The problem: Write out each line exactly as given. Leave the pictures out of your copy.

Dataset section:
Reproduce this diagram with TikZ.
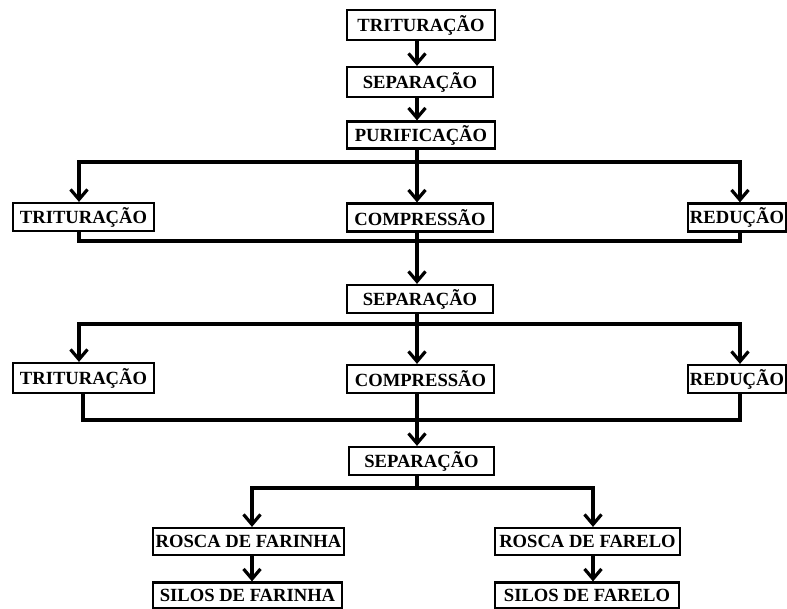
\documentclass[tikz,border=0pt]{standalone}
\usepackage{fontspec}
\setmainfont{Liberation Serif}
\usetikzlibrary{arrows.meta}
\begin{document}
\begin{tikzpicture}[x=1pt,y=-1pt,
  box/.style={draw, line width=2.2pt, inner sep=0pt, font=\bfseries\fontsize{18.6}{18.6}\selectfont, minimum height=28pt},
  conn/.style={line width=3.2pt},
  arr/.style={conn,-{Straight Barb[length=10pt,width=17pt]}}]
\useasboundingbox (0,0) rectangle (787,609);
\node[box,minimum width=148pt,minimum height=30pt] (t1) at (421,25) {TRITURAÇÃO};
\node[box,minimum width=146pt,minimum height=30pt] (s1) at (420,82) {SEPARAÇÃO};
\node[box,minimum width=148pt,minimum height=27pt] (p1) at (421,135) {PURIFICAÇÃO};
\node[box,minimum width=141pt] (tr1) at (83.5,217) {TRITURAÇÃO};
\node[box,minimum width=146pt] (c1) at (420,217.5) {COMPRESSÃO};
\node[box,minimum width=98pt] (r1) at (737,217.5) {REDUÇÃO};
\node[box,minimum width=146pt] (s2) at (420,299) {SEPARAÇÃO};
\node[box,minimum width=141pt,minimum height=30pt] (tr2) at (83.5,378) {TRITURAÇÃO};
\node[box,minimum width=147pt] (c2) at (420.5,379) {COMPRESSÃO};
\node[box,minimum width=98pt] (r2) at (737,379) {REDUÇÃO};
\node[box,minimum width=145pt] (s3) at (421.5,461) {SEPARAÇÃO};
\node[box,minimum width=191pt,minimum height=27pt] (rf) at (248.5,541.5) {ROSCA DE FARINHA};
\node[box,minimum width=189pt,minimum height=26pt] (sf) at (247.5,595.5) {SILOS DE FARINHA};
\node[box,minimum width=185pt,minimum height=27pt] (rfa) at (587.5,541.5) {ROSCA DE FARELO};
\node[box,minimum width=184pt,minimum height=26pt] (sfa) at (587,595.5) {SILOS DE FARELO};
\coordinate (xm) at (417,0);
\coordinate (xl) at (79,0);
\coordinate (xl2) at (83,0);
\coordinate (xr) at (740,0);
\coordinate (xbl) at (252,0);
\coordinate (xbr) at (593,0);
\coordinate (h1) at (0,162);
\coordinate (h2) at (0,241);
\coordinate (h3) at (0,324);
\coordinate (h4) at (0,420);
\coordinate (h5) at (0,488);
\draw[arr] (t1.south -| xm) -- (s1.north -| xm);
\draw[arr] (s1.south -| xm) -- (p1.north -| xm);
\draw[arr] (p1.south -| xm) -- (c1.north -| xm);
\draw[arr] (h1 -| xm) -- (h1 -| xl) -- (tr1.north -| xl);
\draw[arr] (h1 -| xm) -- (h1 -| xr) -- (r1.north -| xr);
\draw[conn] (tr1.south -| xl) -- (h2 -| xl) -- (h2 -| xr) -- (r1.south -| xr);
\draw[arr] (c1.south -| xm) -- (s2.north -| xm);
\draw[arr] (s2.south -| xm) -- (c2.north -| xm);
\draw[arr] (h3 -| xm) -- (h3 -| xl) -- (tr2.north -| xl);
\draw[arr] (h3 -| xm) -- (h3 -| xr) -- (r2.north -| xr);
\draw[conn] (tr2.south -| xl2) -- (h4 -| xl2) -- (h4 -| xr) -- (r2.south -| xr);
\draw[arr] (c2.south -| xm) -- (s3.north -| xm);
\draw[conn] (s3.south -| xm) -- (h5 -| xm);
\draw[arr] (h5 -| xm) -- (h5 -| xbl) -- (rf.north -| xbl);
\draw[arr] (h5 -| xm) -- (h5 -| xbr) -- (rfa.north -| xbr);
\draw[arr] (rf.south -| xbl) -- (sf.north -| xbl);
\draw[arr] (rfa.south -| xbr) -- (sfa.north -| xbr);
\end{tikzpicture}
\end{document}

Task response:
Reproduce this diagram with TikZ.
\documentclass[tikz,border=0pt]{standalone}
\usepackage{fontspec}
\setmainfont{Liberation Serif}
\usetikzlibrary{arrows.meta}
\begin{document}
\begin{tikzpicture}[x=1pt,y=-1pt,
  box/.style={draw, line width=2.2pt, inner sep=0pt, font=\bfseries\fontsize{18.6}{18.6}\selectfont, minimum height=28pt},
  conn/.style={line width=3.2pt},
  arr/.style={conn,-{Straight Barb[length=10pt,width=17pt]}}]
\useasboundingbox (0,0) rectangle (787,609);
\node[box,minimum width=148pt,minimum height=30pt] (t1) at (421,25) {TRITURAÇÃO};
\node[box,minimum width=146pt,minimum height=30pt] (s1) at (420,82) {SEPARAÇÃO};
\node[box,minimum width=148pt,minimum height=27pt] (p1) at (421,135) {PURIFICAÇÃO};
\node[box,minimum width=141pt] (tr1) at (83.5,217) {TRITURAÇÃO};
\node[box,minimum width=146pt] (c1) at (420,217.5) {COMPRESSÃO};
\node[box,minimum width=98pt] (r1) at (737,217.5) {REDUÇÃO};
\node[box,minimum width=146pt] (s2) at (420,299) {SEPARAÇÃO};
\node[box,minimum width=141pt,minimum height=30pt] (tr2) at (83.5,378) {TRITURAÇÃO};
\node[box,minimum width=147pt] (c2) at (420.5,379) {COMPRESSÃO};
\node[box,minimum width=98pt] (r2) at (737,379) {REDUÇÃO};
\node[box,minimum width=145pt] (s3) at (421.5,461) {SEPARAÇÃO};
\node[box,minimum width=191pt,minimum height=27pt] (rf) at (248.5,541.5) {ROSCA DE FARINHA};
\node[box,minimum width=189pt,minimum height=26pt] (sf) at (247.5,595.5) {SILOS DE FARINHA};
\node[box,minimum width=185pt,minimum height=27pt] (rfa) at (587.5,541.5) {ROSCA DE FARELO};
\node[box,minimum width=184pt,minimum height=26pt] (sfa) at (587,595.5) {SILOS DE FARELO};
\coordinate (xm) at (417,0);
\coordinate (xl) at (79,0);
\coordinate (xl2) at (83,0);
\coordinate (xr) at (740,0);
\coordinate (xbl) at (252,0);
\coordinate (xbr) at (593,0);
\coordinate (h1) at (0,162);
\coordinate (h2) at (0,241);
\coordinate (h3) at (0,324);
\coordinate (h4) at (0,420);
\coordinate (h5) at (0,488);
\draw[arr] (t1.south -| xm) -- (s1.north -| xm);
\draw[arr] (s1.south -| xm) -- (p1.north -| xm);
\draw[arr] (p1.south -| xm) -- (c1.north -| xm);
\draw[arr] (h1 -| xm) -- (h1 -| xl) -- (tr1.north -| xl);
\draw[arr] (h1 -| xm) -- (h1 -| xr) -- (r1.north -| xr);
\draw[conn] (tr1.south -| xl) -- (h2 -| xl) -- (h2 -| xr) -- (r1.south -| xr);
\draw[arr] (c1.south -| xm) -- (s2.north -| xm);
\draw[arr] (s2.south -| xm) -- (c2.north -| xm);
\draw[arr] (h3 -| xm) -- (h3 -| xl) -- (tr2.north -| xl);
\draw[arr] (h3 -| xm) -- (h3 -| xr) -- (r2.north -| xr);
\draw[conn] (tr2.south -| xl2) -- (h4 -| xl2) -- (h4 -| xr) -- (r2.south -| xr);
\draw[arr] (c2.south -| xm) -- (s3.north -| xm);
\draw[conn] (s3.south -| xm) -- (h5 -| xm);
\draw[arr] (h5 -| xm) -- (h5 -| xbl) -- (rf.north -| xbl);
\draw[arr] (h5 -| xm) -- (h5 -| xbr) -- (rfa.north -| xbr);
\draw[arr] (rf.south -| xbl) -- (sf.north -| xbl);
\draw[arr] (rfa.south -| xbr) -- (sfa.north -| xbr);
\end{tikzpicture}
\end{document}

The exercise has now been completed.